In this case the difficulty may be avoided by writing instead
fun J x = I I x
because now the binding of J
is a lambda, which is a value. In
some rare circumstances this is not possible, and some polymorphism is lost. For
example, the following declaration of a value of list type,
val l = nil @ nil,
does not introduce an identifier with a polymorphic type, even though the almost equivalent declaration
val l = nil
does do so. Since the right-hand side is a list, we cannot apply the
"trick" of defining l
to be a function; we are stuck with a loss of
polymorphism in this case.
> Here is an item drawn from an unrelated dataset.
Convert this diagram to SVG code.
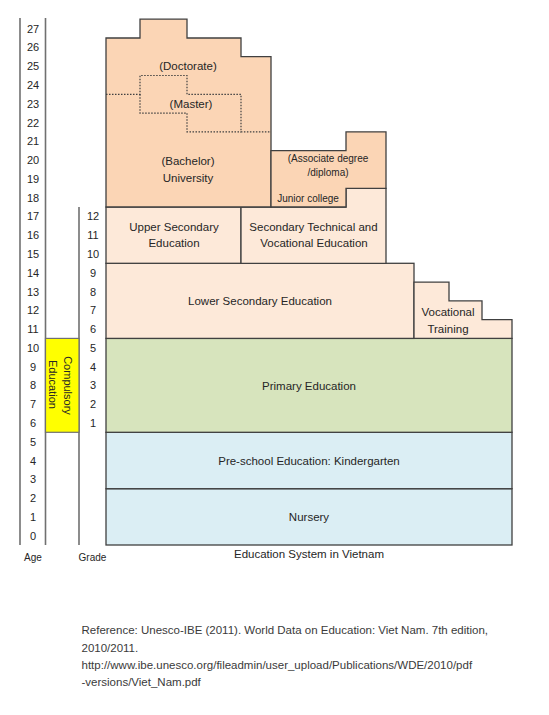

This particular example is not very impressive since it's
hard to imagine using the former, rather than the latter, declaration in a practical
situation, but occasionally something similar does arise, with an attendant loss of
polymorphism.
Why this limitation? Later on, when we study mutable storage, we'll see that some restriction on polymorphism is essential if the language is to be type safe. The value restriction is an easily-remembered sufficient condition for soundness, but as the examples above illustrate, it is by no means necessary. The designers of ML were faced with a choice of simplicity vs flexibility; in this case they opted for simplicity at the expense of some expressiveness in the language.